--- BEGIN Source material ---

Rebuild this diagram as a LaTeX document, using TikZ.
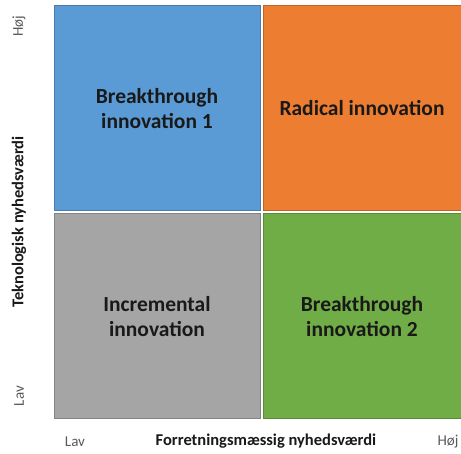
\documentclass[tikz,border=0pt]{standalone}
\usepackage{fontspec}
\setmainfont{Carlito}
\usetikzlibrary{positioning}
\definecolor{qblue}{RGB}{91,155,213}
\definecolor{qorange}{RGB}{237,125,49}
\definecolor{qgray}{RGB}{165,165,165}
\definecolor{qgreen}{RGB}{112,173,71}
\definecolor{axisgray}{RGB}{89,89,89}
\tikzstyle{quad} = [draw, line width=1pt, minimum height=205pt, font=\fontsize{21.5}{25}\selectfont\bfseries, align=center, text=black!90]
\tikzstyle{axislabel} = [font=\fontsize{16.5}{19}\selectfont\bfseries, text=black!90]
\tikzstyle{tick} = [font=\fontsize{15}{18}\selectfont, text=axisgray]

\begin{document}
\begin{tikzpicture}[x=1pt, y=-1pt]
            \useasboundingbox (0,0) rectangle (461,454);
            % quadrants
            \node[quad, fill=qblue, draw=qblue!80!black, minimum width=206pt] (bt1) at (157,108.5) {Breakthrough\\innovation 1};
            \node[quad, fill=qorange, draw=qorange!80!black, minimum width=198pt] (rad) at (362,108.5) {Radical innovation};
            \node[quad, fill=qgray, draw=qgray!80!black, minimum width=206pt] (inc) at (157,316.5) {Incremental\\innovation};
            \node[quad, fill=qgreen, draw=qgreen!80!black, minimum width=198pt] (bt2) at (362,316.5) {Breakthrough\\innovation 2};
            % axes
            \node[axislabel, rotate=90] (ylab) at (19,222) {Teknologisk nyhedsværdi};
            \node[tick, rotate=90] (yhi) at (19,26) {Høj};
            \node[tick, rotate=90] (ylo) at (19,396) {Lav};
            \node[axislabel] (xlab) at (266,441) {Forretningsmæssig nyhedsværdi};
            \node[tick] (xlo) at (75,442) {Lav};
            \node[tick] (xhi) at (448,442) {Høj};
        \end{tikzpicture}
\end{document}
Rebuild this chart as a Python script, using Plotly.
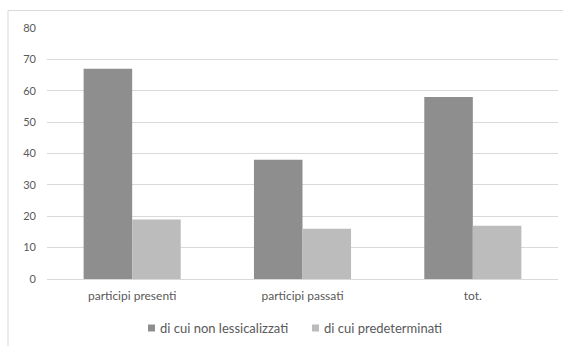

--- END Source material ---

### [Work to be completed]
Output the entries above exactly. Drop the pictures.

### [Completed exercise]
Rebuild this diagram as a LaTeX document, using TikZ.
\documentclass[tikz,border=0pt]{standalone}
\usepackage{fontspec}
\setmainfont{Carlito}
\usetikzlibrary{positioning}
\definecolor{qblue}{RGB}{91,155,213}
\definecolor{qorange}{RGB}{237,125,49}
\definecolor{qgray}{RGB}{165,165,165}
\definecolor{qgreen}{RGB}{112,173,71}
\definecolor{axisgray}{RGB}{89,89,89}
\tikzstyle{quad} = [draw, line width=1pt, minimum height=205pt, font=\fontsize{21.5}{25}\selectfont\bfseries, align=center, text=black!90]
\tikzstyle{axislabel} = [font=\fontsize{16.5}{19}\selectfont\bfseries, text=black!90]
\tikzstyle{tick} = [font=\fontsize{15}{18}\selectfont, text=axisgray]

\begin{document}
\begin{tikzpicture}[x=1pt, y=-1pt]
            \useasboundingbox (0,0) rectangle (461,454);
            % quadrants
            \node[quad, fill=qblue, draw=qblue!80!black, minimum width=206pt] (bt1) at (157,108.5) {Breakthrough\\innovation 1};
            \node[quad, fill=qorange, draw=qorange!80!black, minimum width=198pt] (rad) at (362,108.5) {Radical innovation};
            \node[quad, fill=qgray, draw=qgray!80!black, minimum width=206pt] (inc) at (157,316.5) {Incremental\\innovation};
            \node[quad, fill=qgreen, draw=qgreen!80!black, minimum width=198pt] (bt2) at (362,316.5) {Breakthrough\\innovation 2};
            % axes
            \node[axislabel, rotate=90] (ylab) at (19,222) {Teknologisk nyhedsværdi};
            \node[tick, rotate=90] (yhi) at (19,26) {Høj};
            \node[tick, rotate=90] (ylo) at (19,396) {Lav};
            \node[axislabel] (xlab) at (266,441) {Forretningsmæssig nyhedsværdi};
            \node[tick] (xlo) at (75,442) {Lav};
            \node[tick] (xhi) at (448,442) {Høj};
        \end{tikzpicture}
\end{document}
Rebuild this chart as a Python script, using Plotly.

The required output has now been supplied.